I Look forward to seeing this develop. I am also planning a 30" deep Discus tank with low maintenance planting. You're right about the depth, I cracked a rib on mine while reaching over the top to the bottom of the tank.  I would be interested to know details on your auto water change system.


----------



## Colinlp (3 Mar 2010)

You cracked a rib??? Jeez! All the more reason to lower the maintenance.

The water change is nothing more than a HMA filter controlled by a washing machine solenoid on a timer dripping into a holding tank overflowing into a sump, the excess flows through an overflow pipe on the sump intake straight into a drain. That way the tank level stays the same and the fish aren't aware of any disturbance. There will be some loss of new water but not much, say 2.5%?


----------



## Mark Webb (6 Mar 2010)

Colinlp said:
			
		

> You cracked a rib??? Jeez! All the more reason to lower the maintenance.
> 
> The water change is nothing more than a HMA filter controlled by a washing machine solenoid on a timer dripping into a holding tank overflowing into a sump, the excess flows through an overflow pipe on the sump intake straight into a drain. That way the tank level stays the same and the fish aren't aware of any disturbance. There will be some loss of new water but not much, say 2.5%?

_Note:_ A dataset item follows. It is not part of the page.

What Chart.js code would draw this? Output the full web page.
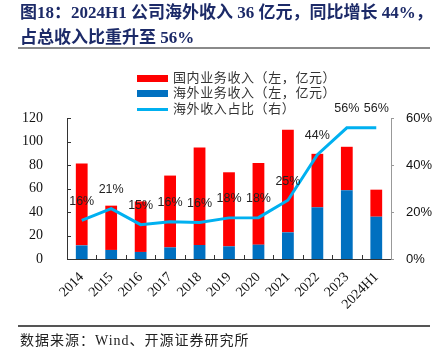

Thanks for that, similar to my plan.


----------



## Colinlp (10 May 2010)

Having spent an hour yesterday hanging into my new tank I can understand how you managed to crack a rib Mark. Mine are sore today and I have bruises on my chest from trying to stretch to reach the back. To be honest I think I'm going to scrap the moss idea and leave the wood bare with luck some algae might decide to take up residence in time.


----------